“It is painful and painful [sic] and makes me feel nauseous and bloated and crampy and emotional,” Bieber wrote about a photo of herself posted to her Instagram story.
Bieber also wrote that she’s had a cyst on her ovary before, saying, “It’s never fun.”
The Rhode Skin founder didn’t share any additional information about the cyst, but said she thinks other women can relate to what she’s going through, writing, “We got it,” along with three peace sign emojis.
According to the US Office of Women’s Health, women form at least one cyst each month as part of the normal ovulation cycle, while about 8% of premenopausal women develop cysts large enough to require treatment.
What to know about ovarian cysts
An ovarian cyst is a fluid-filled sac that forms in the ovaries.
Cysts are formed each month in the ovulation process, according to the Office of Women’s Health. Most of the cysts are what gynecologists call “functional cysts” and do not cause specific symptoms.
Symptomatic ovarian cysts can be caused by hormonal problems, endometriosis, pregnancy and serious pelvic infections, according to the Office on Women’s Health.
If an ovarian cyst does cause symptoms, they may include bloating, pressure, or pain near where the cyst is located.
Most functional ovarian cysts are about the size of a walnut. However, symptomatic ovarian cysts can grow to the size of a grapefruit, and in some cases can grow to several pounds in weight.

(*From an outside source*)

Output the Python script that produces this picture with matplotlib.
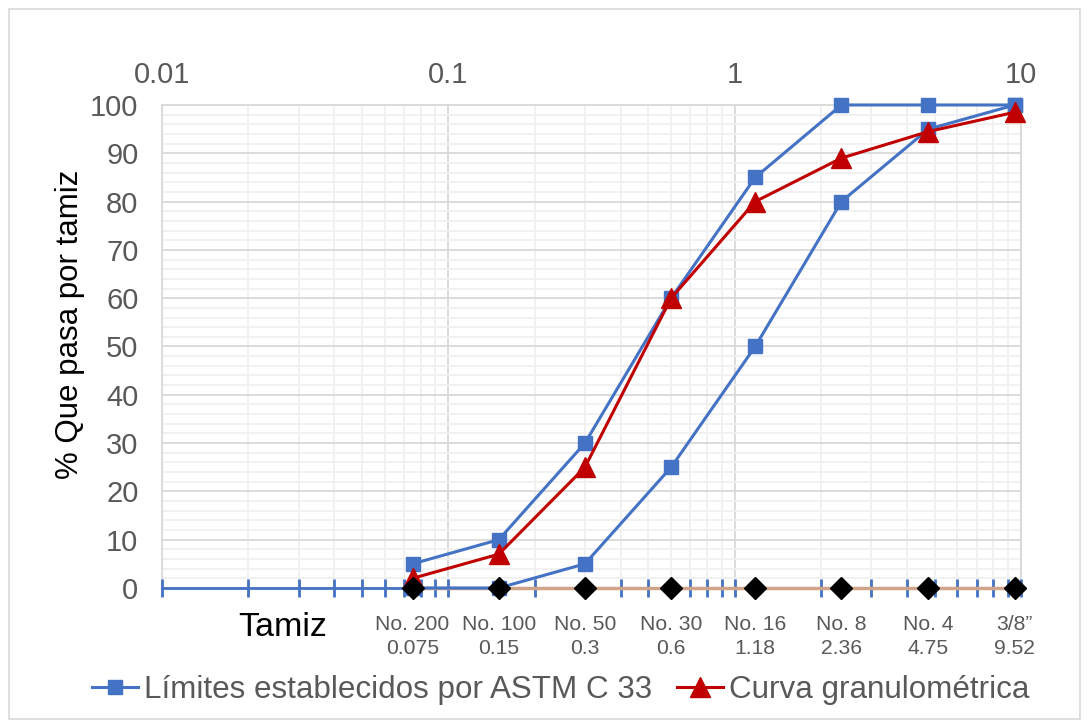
import numpy as np
import matplotlib
matplotlib.use("Agg")
import matplotlib.pyplot as plt
import matplotlib.transforms as mtransforms
from matplotlib.patches import Rectangle

plt.rcParams['font.family'] = ['Liberation Sans', 'DejaVu Sans']

# sieve data
tamices = ['No. 200', 'No. 100', 'No. 50', 'No. 30', 'No. 16', 'No. 8', 'No. 4', '3/8\u201d']
aberturas = [0.075, 0.15, 0.3, 0.6, 1.18, 2.36, 4.75, 9.52]
abertura_txt = ['0.075', '0.15', '0.3', '0.6', '1.18', '2.36', '4.75', '9.52']
limite_sup = [5, 10, 30, 60, 85, 100, 100, 100]
limite_inf = [0, 0, 5, 25, 50, 80, 95, 100]
curva = [2, 7, 25, 60, 80, 89, 94.5, 98.5]
base = [0, 0, 0, 0, 0, 0, 0, 0]

BLUE = '#4472C4'
RED = '#C00000'
GRAY = '#595959'

fig = plt.figure(figsize=(10.91, 7.28), dpi=100)
fig.patches.append(Rectangle((0.008, 0.012), 0.982, 0.975, transform=fig.transFigure,
                             fill=False, edgecolor='#d9d9d9', lw=1.2))
ax = fig.add_axes([0.1485, 0.1923, 0.7873, 0.6635])

ax.set_xscale('log')
ax.set_xlim(0.01, 10)
ax.set_ylim(0, 100)

# grid
ax.set_yticks(np.arange(0, 101, 10))
ax.set_yticks(np.arange(0, 101, 2), minor=True)
ax.grid(which='major', color='#d9d9d9', lw=1.3)
ax.grid(which='minor', color='#f0f0f0', lw=1.3)
ax.set_axisbelow(True)

for s in ['left', 'top', 'right']:
    ax.spines[s].set_color('#d9d9d9')
    ax.spines[s].set_linewidth(1.3)
ax.spines['bottom'].set_visible(False)

ax.tick_params(axis='y', which='both', length=0, labelsize=21, labelcolor=GRAY, pad=17)
ax.tick_params(axis='x', which='both', bottom=False, top=False, labelbottom=False,
               labeltop=True, labelsize=21, labelcolor=GRAY, pad=8)
ax.set_xticks([0.01, 0.1, 1, 10])
ax.set_xticklabels(['0.01', '0.1', '1', '10'])

# blue axis line at y=0 with ticks
ticks = np.outer([0.01, 0.1, 1], np.arange(1, 10)).ravel()
ticks = np.append(ticks, 10)
ax.plot([0.01, 10], [0, 0], color=BLUE, lw=2, clip_on=False, zorder=3)
ax.plot(ticks, np.zeros(len(ticks)), ls='none', marker='|', ms=13, mew=2,
        color=BLUE, clip_on=False, zorder=3)

# series
ax.plot(aberturas, base, color='#d0a488', lw=2.5, zorder=4, clip_on=False)
ax.plot(aberturas, limite_sup, color=BLUE, lw=2.2, marker='s', ms=10.5, zorder=5,
        clip_on=False, label='Límites establecidos por ASTM C 33')
ax.plot(aberturas, limite_inf, color=BLUE, lw=2.2, marker='s', ms=10.5, zorder=5,
        clip_on=False)
ax.plot(aberturas, curva, color=RED, lw=2.2, marker='^', ms=15, zorder=6,
        clip_on=False, label='Curva granulométrica')
ax.plot(aberturas, base, ls='none', marker='D', ms=11, color='black', zorder=7,
        clip_on=False)

ax.set_ylabel('% Que pasa por tamiz', fontsize=22.5, color='black')
ax.yaxis.set_label_coords(-0.090, 0.545)

# sieve labels under axis
trans = mtransforms.blended_transform_factory(ax.transData, ax.transAxes)
for x, t, a in zip(aberturas, tamices, abertura_txt):
    ax.text(x, -0.1, t + '\n' + a, transform=trans, ha='center', va='center',
            fontsize=15.2, color=GRAY, linespacing=1.3)
fig.text(283 / 1091, 1 - 627 / 728, 'Tamiz', fontsize=24.5, color='black',
         ha='center', va='center')

fig.legend(loc='center', bbox_to_anchor=(0.514, 1 - 690 / 728), ncol=2, frameon=False,
           fontsize=22.6, labelcolor=GRAY, handlelength=1.45, handletextpad=0.2,
           columnspacing=0.8)

fig.savefig('out.png', dpi=100)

Symptoms for a ruptured ovarian cyst may include dizziness, nausea, vomiting, and intense pelvic or abdominal pain on the side of the body where the cyst is located. Ruptured ovarian cysts can mimic symptoms of appendicitis, ovarian torsion, and ectopic pregnancies that are medical emergencies. The Office on Women’s Health recommends seeking immediate medical attention if a woman has sharp, sudden abdominal pain, especially if it is accompanied by vomiting, fever, dizziness, weakness, or rapid breathing.
The majority of ovarian cysts resolve on their own and most are benign, according to Dr. Jennifer Ashton, ABC News chief medical correspondent and a board-certified OB-GYN.
If a cyst is small, the doctor will implement what Ashton calls “watchful waiting” to see if the cyst resolves on its own.
Treatment for a larger ovarian cyst typically begins with a sonogram or ultrasound so the doctor can look for features that would indicate the cyst is benign. If there is no suspicion, the doctor will likely have the patient come back in four to six weeks for another checkup, according to Ashton.
If cancer is suspected, a doctor will likely order further tests.
Women with frequent or painful cysts may be advised by their doctor to take over-the-counter pain medication or hormonal birth control, according to the Office on Women’s Health.